What to work on: Would you quote the material below from its first line through the line containing "label='sfazowania - predk. wiru namywajacego", exactly and with both ends included?

Data extract:
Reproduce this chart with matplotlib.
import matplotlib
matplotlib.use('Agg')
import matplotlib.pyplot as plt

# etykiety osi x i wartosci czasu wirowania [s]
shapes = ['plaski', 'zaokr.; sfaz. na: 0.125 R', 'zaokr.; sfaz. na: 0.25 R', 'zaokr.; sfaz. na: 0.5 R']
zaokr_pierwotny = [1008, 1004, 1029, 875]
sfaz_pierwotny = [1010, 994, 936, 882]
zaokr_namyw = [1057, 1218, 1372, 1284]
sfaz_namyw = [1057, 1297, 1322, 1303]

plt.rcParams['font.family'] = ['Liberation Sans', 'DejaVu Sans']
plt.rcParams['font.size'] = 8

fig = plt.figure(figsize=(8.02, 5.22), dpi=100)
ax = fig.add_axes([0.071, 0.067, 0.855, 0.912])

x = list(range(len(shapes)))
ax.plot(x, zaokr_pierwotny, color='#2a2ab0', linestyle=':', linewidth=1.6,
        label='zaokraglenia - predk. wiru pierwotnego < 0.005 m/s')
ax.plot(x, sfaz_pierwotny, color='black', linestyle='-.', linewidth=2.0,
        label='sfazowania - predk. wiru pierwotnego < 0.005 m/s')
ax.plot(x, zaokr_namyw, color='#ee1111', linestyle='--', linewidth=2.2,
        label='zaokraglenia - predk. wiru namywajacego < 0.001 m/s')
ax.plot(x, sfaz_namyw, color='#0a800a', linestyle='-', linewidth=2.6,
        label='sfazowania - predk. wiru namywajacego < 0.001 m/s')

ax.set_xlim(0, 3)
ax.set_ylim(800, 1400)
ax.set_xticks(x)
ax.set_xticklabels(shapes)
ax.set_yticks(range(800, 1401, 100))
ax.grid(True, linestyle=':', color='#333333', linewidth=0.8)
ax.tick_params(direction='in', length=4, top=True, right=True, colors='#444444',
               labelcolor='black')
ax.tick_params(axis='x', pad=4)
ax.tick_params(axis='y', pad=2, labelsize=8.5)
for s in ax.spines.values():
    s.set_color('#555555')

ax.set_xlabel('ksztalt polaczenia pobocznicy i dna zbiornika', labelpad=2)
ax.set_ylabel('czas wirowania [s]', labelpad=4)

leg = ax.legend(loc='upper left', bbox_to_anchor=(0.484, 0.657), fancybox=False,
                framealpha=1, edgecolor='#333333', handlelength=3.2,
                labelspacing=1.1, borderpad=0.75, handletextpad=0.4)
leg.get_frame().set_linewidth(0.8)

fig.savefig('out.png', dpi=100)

Response to the exercise:
Reproduce this chart with matplotlib.
import matplotlib
matplotlib.use('Agg')
import matplotlib.pyplot as plt

# etykiety osi x i wartosci czasu wirowania [s]
shapes = ['plaski', 'zaokr.; sfaz. na: 0.125 R', 'zaokr.; sfaz. na: 0.25 R', 'zaokr.; sfaz. na: 0.5 R']
zaokr_pierwotny = [1008, 1004, 1029, 875]
sfaz_pierwotny = [1010, 994, 936, 882]
zaokr_namyw = [1057, 1218, 1372, 1284]
sfaz_namyw = [1057, 1297, 1322, 1303]

plt.rcParams['font.family'] = ['Liberation Sans', 'DejaVu Sans']
plt.rcParams['font.size'] = 8

fig = plt.figure(figsize=(8.02, 5.22), dpi=100)
ax = fig.add_axes([0.071, 0.067, 0.855, 0.912])

x = list(range(len(shapes)))
ax.plot(x, zaokr_pierwotny, color='#2a2ab0', linestyle=':', linewidth=1.6,
        label='zaokraglenia - predk. wiru pierwotnego < 0.005 m/s')
ax.plot(x, sfaz_pierwotny, color='black', linestyle='-.', linewidth=2.0,
        label='sfazowania - predk. wiru pierwotnego < 0.005 m/s')
ax.plot(x, zaokr_namyw, color='#ee1111', linestyle='--', linewidth=2.2,
        label='zaokraglenia - predk. wiru namywajacego < 0.001 m/s')
ax.plot(x, sfaz_namyw, color='#0a800a', linestyle='-', linewidth=2.6,
        label='sfazowania - predk. wiru namywajacego < 0.001 m/s')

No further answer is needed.